It is ungodly early. The four of us are wordlessly rustling about our apartment in Saint-Germain, getting ready. Ideally, we can catch the 7:05 RER C to Versailles, and be in the first group of tourists through the gilded gates.
I had arrived on the train from London late the night before, when they asked me if I would be opposed to making an early trek out to Versailles. I’m no stranger to early mornings, especially when traveling; often, I am up and on the road to somewhere by 6am. But something about waking up early while on holiday in Paris just seems sacrilegious. At any rate, we are turning into the stairwell to the Saint-Michel station platform just as the morning light touches the Notre Dame.
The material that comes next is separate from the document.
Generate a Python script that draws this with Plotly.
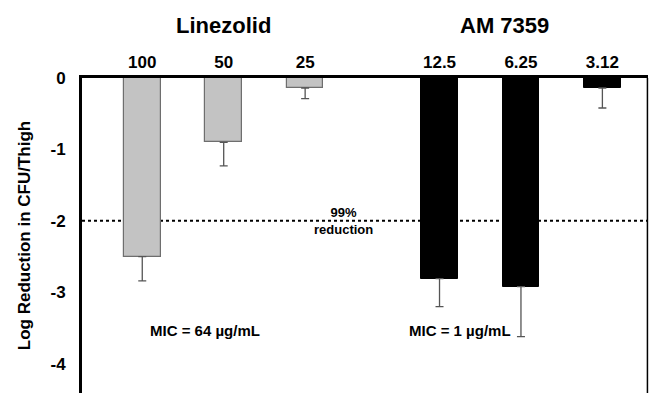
import plotly.graph_objects as go

# Data
groups = ["Linezolid", "AM 7359"]
linezolid_doses = ["100", "50", "25"]
linezolid_values = [-2.50, -0.90, -0.14]
linezolid_errors = [0.34, 0.33, 0.15]
am_doses = ["12.5", "6.25", "3.12"]
am_values = [-2.81, -2.92, -0.14]
am_errors = [0.39, 0.70, 0.28]
y_ticks = [0, -1, -2, -3, -4]
y_tick_labels = ["0", "-1", "-2", "-3", "-4"]
mic_labels = ["MIC = 64 µg/mL", "MIC = 1 µg/mL"]
threshold = -2
threshold_label = "99%<br>reduction"

group_gap = 0.65
x_lz = [i for i in range(len(linezolid_doses))]
x_am = [len(linezolid_doses) + group_gap + i for i in range(len(am_doses))]

FONT = "Liberation Sans, Arial, sans-serif"

fig = go.Figure()
fig.add_trace(go.Bar(
    x=x_lz, y=linezolid_values, width=0.45,
    marker=dict(color="#c3c3c3", line=dict(color="#6e6e6e", width=1.2)),
    error_y=dict(type="data", symmetric=False, array=[0] * 3, arrayminus=linezolid_errors,
                 color="#555555", thickness=1.3, width=4),
    showlegend=False,
))
fig.add_trace(go.Bar(
    x=x_am, y=am_values, width=0.45,
    marker=dict(color="black", line=dict(color="black", width=1)),
    error_y=dict(type="data", symmetric=False, array=[0] * 3, arrayminus=am_errors,
                 color="#555555", thickness=1.3, width=4),
    showlegend=False,
))

# threshold line
fig.add_shape(type="line", xref="paper", x0=0, x1=1, yref="y", y0=threshold, y1=threshold,
              line=dict(color="black", width=2, dash="dot"), layer="below")
# right border
fig.add_shape(type="line", xref="paper", x0=0.999, x1=0.999, yref="paper", y0=0, y1=1,
              line=dict(color="black", width=1.5))

fig.add_annotation(x=2.47, y=threshold, text=threshold_label, showarrow=False,
                   font=dict(family=FONT, size=13, color="black", weight="bold"),
                   xanchor="center", yanchor="middle")

# group headers
fig.add_annotation(x=sum(x_lz) / 3, y=1, yref="paper", yshift=53, yanchor="middle",
                   text=groups[0], showarrow=False,
                   font=dict(family=FONT, size=22, color="black", weight="bold"))
fig.add_annotation(x=sum(x_am) / 3 - 0.2, y=1, yref="paper", yshift=53, yanchor="middle",
                   text=groups[1], showarrow=False,
                   font=dict(family=FONT, size=22, color="black", weight="bold"))

# MIC labels
fig.add_annotation(x=0.77, y=-3.54, text=mic_labels[0], showarrow=False,
                   font=dict(family=FONT, size=15, color="black", weight="bold"))
fig.add_annotation(x=3.9, y=-3.54, text=mic_labels[1], showarrow=False,
                   font=dict(family=FONT, size=15, color="black", weight="bold"))

fig.update_layout(
    width=650, height=393,
    margin=dict(l=82, r=2, t=78, b=0, autoexpand=False),
    plot_bgcolor="white", paper_bgcolor="white",
    bargap=0,
    font=dict(family=FONT, color="black"),
    xaxis=dict(
        side="top", range=[-0.74, 6.21], automargin=False,
        tickvals=x_lz + x_am, ticktext=linezolid_doses + am_doses,
        showline=True, linecolor="black", linewidth=3,
        showgrid=False, zeroline=False, ticks="",
        tickfont=dict(family=FONT, size=17, color="black", weight="bold"),
    ),
    yaxis=dict(
        range=[-4.41, 0], tickvals=y_ticks, ticktext=y_tick_labels, automargin=False,
        showline=True, linecolor="black", linewidth=3,
        showgrid=False, zeroline=False, ticks="", ticklabelstandoff=10,
        tickfont=dict(family=FONT, size=17, color="black", weight="bold"),
        title=dict(text="Log Reduction in CFU/Thigh", standoff=16,
                   font=dict(family=FONT, size=17, color="black", weight="bold")),
    ),
)

fig.write_html("out.html", post_script="document.body.style.margin='0';",
               config={"displayModeBar": False})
Once on the train, conversation perks up a bit. We make casual observations about the Paris suburbs whizzing by outside the window, and confer on plans for the next 3 days.
From our stop it is a leisurely 5-minute stroll to the palace gates. The golden glow of the rising sun has begun to wash over everything, and it’s shaping up to be an altogether lovely day.
As we approach the Place d’Armes we are afforded a rare glimpse of the palace, bathed in morning light, with not a soul in the courtyard. No lines, no busses, no tourists with their cameras and phones and iPads. All is quiet. Yes, getting here early was a good idea. We mill about and take a few photos, admiring the general splendor, until we are prompted to get in the entrance line by the caravan of tour busses that has just pulled into the parking lot. The day has officially started at Chateau Versailles.
In a blink, the grounds are swarming with people. We are ushered through the doors and begin making our way from opulent room to opulent room, each as ornate and luxurious as the last. Lavishness, magnificence, grandeur… all words one would use to describe the sprawling palace apartments. Invariably. Everything soon starts to melt together into one big declaration of pomp and pageantry. I begin to feel as though once you’ve seen one room, you’ve seem them all. And also, that it’s rather no wonder Louis XVI and his Austrian queen lost their heads. Such a manifestation was surely a slap in the face to the starving people of 18th century France, to say the very least.
The gardens provide a welcome reprieve from the ostentatiousness of the palace, though they are just as elaborate in their own right. Our guidebook tells us that the Petit Trianon is only a 15 minute walk through the grounds, so we decide to go it on foot, rather than ride the tiny tram.
Roughly 45 minutes later, we finally arrive at the entrance to the Petit Trianon. Marie Antionette’s private quarters are homely in comparison, yet somehow much more appealing. We amble through the grounds and over to the nearby Grand Trianon, coming to a general consensus that this part of Versailles is much more interesting than the main residence. We also unanimously agree that we will ride the tram back.